* Exercise objective
Set down, exactly as written, the lines from the top of the data to the line that holds "12, 2, 4, 9, 9];", and omit the pictures.

===============

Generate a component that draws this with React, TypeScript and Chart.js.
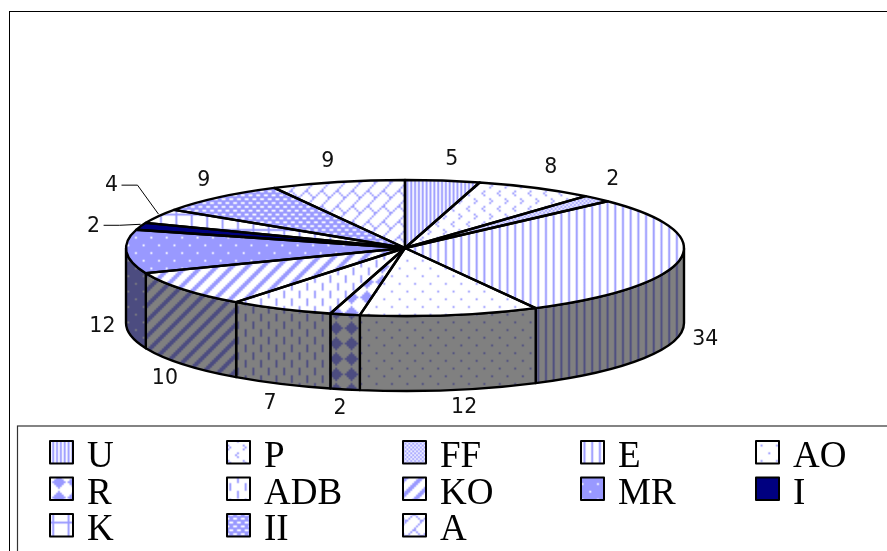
import React, { useEffect, useRef } from "react";
import { Chart, registerables } from "chart.js";

Chart.register(...registerables);

const categories = ["U", "P", "FF", "E", "AO", "R", "ADB", "KO", "MR", "I", "K", "II", "A"];
const values = [5, 8, 2, 34, 12, 2, 7, 10, 12, 2, 4, 9, 9];

const WIDTH = 887;
const HEIGHT = 551;
const CX = 405;
const CY = 248;
const RX = 279;
const RY = 68;
const DEPTH = 75;
const SQUASH = RY / RX;
const CELL = 1.925;
const TILE_SCALE = 4;
const PHASE_X = 6;
const PHASE_Y = -2;

// 8x8 fill bitmaps: "#" = foreground pixel
const bitmaps: Record<string, string[]> = {
  U: ["#.#.#.#.", "#.#.#.#.", "#.#.#.#.", "#.#.#.#.", "#.#.#.#.", "#.#.#.#.", "#.#.#.#.", "#.#.#.#."],
  P: ["...#....", "....#...", "...#....", "........", "#.......", ".......#", "#.......", "........"],
  FF: ["#.#.#.#.", ".#.#.#.#", "#.#.#.#.", ".#.#.#.#", "#.#.#.#.", ".#.#.#.#", "#.#.#.#.", ".#.#.#.#"],
  E: ["#...#...", "#...#...", "#...#...", "#...#...", "#...#...", "#...#...", "#...#...", "#...#..."],
  AO: ["#.......", "........", "........", "........", "....#...", "........", "........", "........"],
  R: ["...#....", "..###...", ".#####..", "#######.", ".#####..", "..###...", "...#....", "........"],
  ADB: ["#.......", "#.......", "#.......", "#.......", "....#...", "....#...", "....#...", "....#..."],
  KO: ["##.....#", "#.....##", ".....###", "....###.", "...###..", "..###...", ".###....", "###....."],
  MR: ["#######.", "########", "########", "########", "###.####", "########", "########", "########"],
  I: ["########", "########", "########", "########", "########", "########", "########", "########"],
  K: ["########", "#.......", "#.......", "#.......", "#.......", "#.......", "#.......", "#......."],
  II: ["..##..##", "########", "##..##..", "########", "..##..##", "########", "##..##..", "########"],
  A: [".......#", "......#.", ".....#..", "....#...", "...##...", "..#..#..", ".#....#.", "#......#"],
};

const FACE_FG = "#9999ff";
const FACE_BG = "#ffffff";
const WALL_FG = "#4c4c80";
const WALL_BG = "#808080";
const SOLID = "#000080";

function makeFill(ctx: CanvasRenderingContext2D, name: string, wall: boolean, matrix: DOMMatrix): CanvasPattern {
  const size = 8 * TILE_SCALE;
  // sharp 3x3 sheet, so that the softened centre tile still wraps seamlessly
  const sheet = document.createElement("canvas");
  sheet.width = size * 3;
  sheet.height = size * 3;
  const s = sheet.getContext("2d")!;
  const fg = name === "I" ? (wall ? "#000040" : SOLID) : wall ? WALL_FG : FACE_FG;
  const bg = wall ? WALL_BG : FACE_BG;
  s.fillStyle = bg;
  s.fillRect(0, 0, sheet.width, sheet.height);
  s.fillStyle = fg;
  for (let i = 0; i < 3; i++) {
    for (let j = 0; j < 3; j++) {
      bitmaps[name].forEach((row, y) => {
        for (let x = 0; x < 8; x++) {
          if (row[x] === "#") {
            s.fillRect(i * size + x * TILE_SCALE, j * size + y * TILE_SCALE, TILE_SCALE, TILE_SCALE);
          }
        }
      });
    }
  }
  const tile = document.createElement("canvas");
  tile.width = size;
  tile.height = size;
  const t = tile.getContext("2d")!;
  t.filter = "blur(1.2px)";
  t.drawImage(sheet, -size, -size);
  const pattern = ctx.createPattern(tile, "repeat")!;
  pattern.setTransform(matrix);
  return pattern;
}

const cell = CELL / TILE_SCALE;
const plain = () => new DOMMatrix().translate(PHASE_X, PHASE_Y).scale(cell, cell);
const unsquashed = () =>
  new DOMMatrix()
    .translate(0, CY)
    .scale(1, 1 / SQUASH)
    .translate(0, -CY)
    .translate(PHASE_X, PHASE_Y)
    .scale(cell, cell);

// distance of each value label from its point on the rim
const labelNudges = [
  [9, -21], [15, -20], [16, -19], [25, 6], [14, 18], [-5, 19], [-11, 20],
  [-18, 15], [-24, 0], [-47, 0], [-47, -30], [-15, -17], [-10, -20],
];
const leaderLabels = ["I", "K"];

const legendColumns = [50, 227, 403, 581, 756];
const legendRows = [441, 477.5, 514];

function makePie3d(wallFills: CanvasPattern[], legendFills: CanvasPattern[]) {
  return {
    id: "pie3d",
    beforeDatasetsDraw(chart: any) {
      const ctx = chart.ctx;
      const arcs = chart.getDatasetMeta(0).data;
      // outer frame and legend frame
      ctx.save();
      ctx.strokeStyle = "#000";
      ctx.lineWidth = 1;
      ctx.strokeRect(9.5, 11.5, WIDTH + 20, HEIGHT + 20);
      ctx.strokeStyle = "#333";
      ctx.lineWidth = 1.2;
      ctx.strokeRect(17.5, 426, WIDTH + 20, HEIGHT);
      // side wall
      arcs.forEach((arc: any, i: number) => {
        const { startAngle, endAngle, x, y, outerRadius } = arc;
        const a = Math.max(startAngle, 0);
        const b = Math.min(endAngle, Math.PI);
        if (b <= a) return;
        const ry = outerRadius * SQUASH;
        ctx.beginPath();
        ctx.ellipse(x, y, outerRadius, ry, 0, a, b);
        ctx.ellipse(x, y + DEPTH, outerRadius, ry, 0, b, a, true);
        ctx.closePath();
        ctx.fillStyle = wallFills[i];
        ctx.fill();
        ctx.strokeStyle = "#000";
        ctx.lineWidth = 2.4;
        ctx.lineJoin = "round";
        ctx.stroke();
      });
      ctx.restore();
    },
    beforeDatasetDraw(chart: any) {
      const ctx = chart.ctx;
      ctx.save();
      ctx.translate(0, CY);
      ctx.scale(1, SQUASH);
      ctx.translate(0, -CY);
    },
    afterDatasetDraw(chart: any) {
      chart.ctx.restore();
    },
    afterDatasetsDraw(chart: any) {
      const ctx = chart.ctx;
      const arcs = chart.getDatasetMeta(0).data;
      const labels: string[] = chart.data.labels;
      const data: number[] = chart.data.datasets[0].data;
      ctx.save();
      ctx.strokeStyle = "#000";
      ctx.lineWidth = 2.4;
      ctx.lineJoin = "round";
      arcs.forEach((arc: any) => {
        const { startAngle, endAngle, x, y, outerRadius } = arc;
        ctx.beginPath();
        ctx.moveTo(x, y);
        ctx.ellipse(x, y, outerRadius, outerRadius * SQUASH, 0, startAngle, endAngle);
        ctx.closePath();
        ctx.stroke();
      });
      // value labels
      ctx.font = '20.5px "DejaVu Sans"';
      ctx.textAlign = "center";
      ctx.textBaseline = "middle";
      ctx.fillStyle = "#111";
      arcs.forEach((arc: any, i: number) => {
        const mid = (arc.startAngle + arc.endAngle) / 2;
        const px = arc.x + arc.outerRadius * Math.cos(mid);
        const rim = arc.y + arc.outerRadius * SQUASH * Math.sin(mid);
        const py = rim + (Math.sin(mid) > 0 ? DEPTH : 0);
        const lx = px + labelNudges[i][0];
        const ly = py + labelNudges[i][1];
        ctx.fillText(String(data[i]), lx, ly);
        if (leaderLabels.includes(labels[i])) {
          ctx.beginPath();
          ctx.lineWidth = 1;
          ctx.moveTo(lx + 10, ly - 1);
          ctx.lineTo(lx + 26, ly - 1);
          ctx.lineTo(px, py - 2);
          ctx.stroke();
        }
      });
      // legend
      ctx.textAlign = "left";
      ctx.textBaseline = "alphabetic";
      ctx.font = '37px "Liberation Serif"';
      labels.forEach((name, i) => {
        const sx = legendColumns[i % 5];
        const sy = legendRows[Math.floor(i / 5)];
        ctx.fillStyle = legendFills[i];
        ctx.lineWidth = 2;
        ctx.strokeStyle = "#000";
        ctx.beginPath();
        ctx.rect(sx, sy, 23, 22.5);
        ctx.fill();
        ctx.stroke();
        ctx.fillStyle = "#000";
        ctx.fillText(name, sx + 37, sy + 26);
      });
      ctx.restore();
    },
  };
}

export default function App() {
  const ref = useRef<HTMLCanvasElement | null>(null);
  useEffect(() => {
    const canvas = ref.current!;
    const ctx = canvas.getContext("2d")!;
    const faceFills = categories.map((c) => makeFill(ctx, c, false, unsquashed()));
    const wallFills = categories.map((c) => makeFill(ctx, c, true, plain()));
    const legendFills = categories.map((c) => makeFill(ctx, c, false, plain()));
    const chart = new Chart(canvas, {
      type: "pie",
      data: {
        labels: categories,
        datasets: [
          {
            data: values,
            backgroundColor: faceFills,
            borderWidth: 0,
            radius: RX,
          } as any,
        ],
      },
      options: {
        responsive: false,
        animation: false,
        events: [],
        rotation: 0,
        layout: { padding: { left: 0, top: 0, right: WIDTH - 2 * CX, bottom: HEIGHT - 2 * CY } },
        plugins: { legend: { display: false }, tooltip: { enabled: false }, title: { display: false } },
      },
      plugins: [makePie3d(wallFills, legendFills)],
    } as any);
    return () => chart.destroy();
  }, []);
  return (
    <canvas
      ref={ref}
      width={WIDTH}
      height={HEIGHT}
      style={{ position: "absolute", left: 0, top: 0, width: WIDTH, height: HEIGHT, display: "block" }}
    />
  );
}
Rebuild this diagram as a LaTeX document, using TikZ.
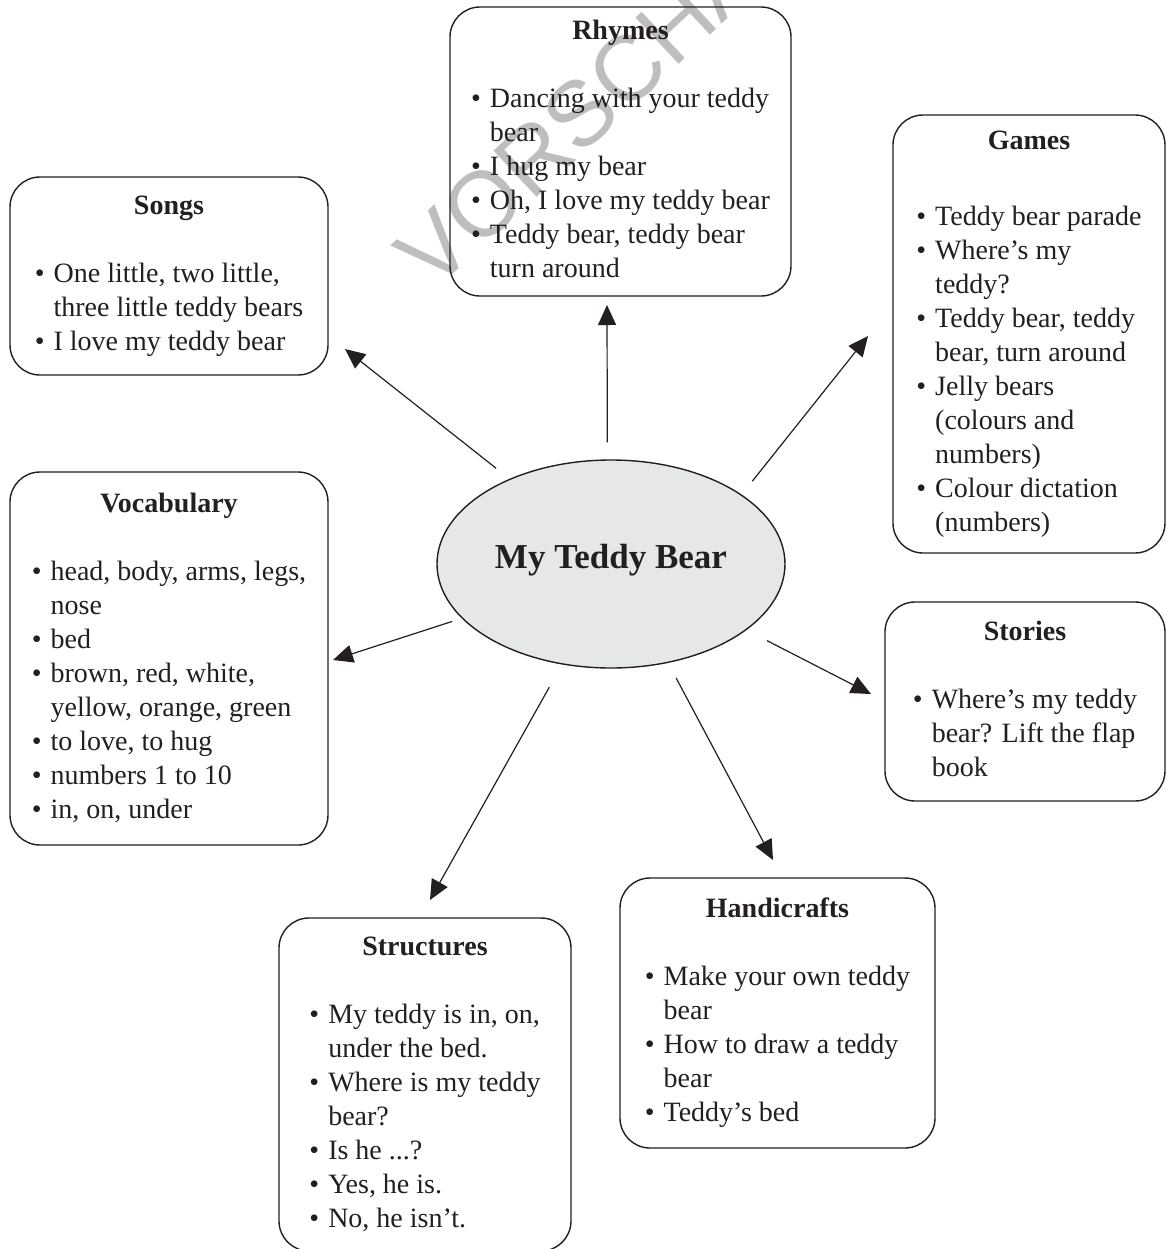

===============

* Full output
Generate a component that draws this with React, TypeScript and Chart.js.
import React, { useEffect, useRef } from "react";
import { Chart, registerables } from "chart.js";

Chart.register(...registerables);

const categories = ["U", "P", "FF", "E", "AO", "R", "ADB", "KO", "MR", "I", "K", "II", "A"];
const values = [5, 8, 2, 34, 12, 2, 7, 10, 12, 2, 4, 9, 9];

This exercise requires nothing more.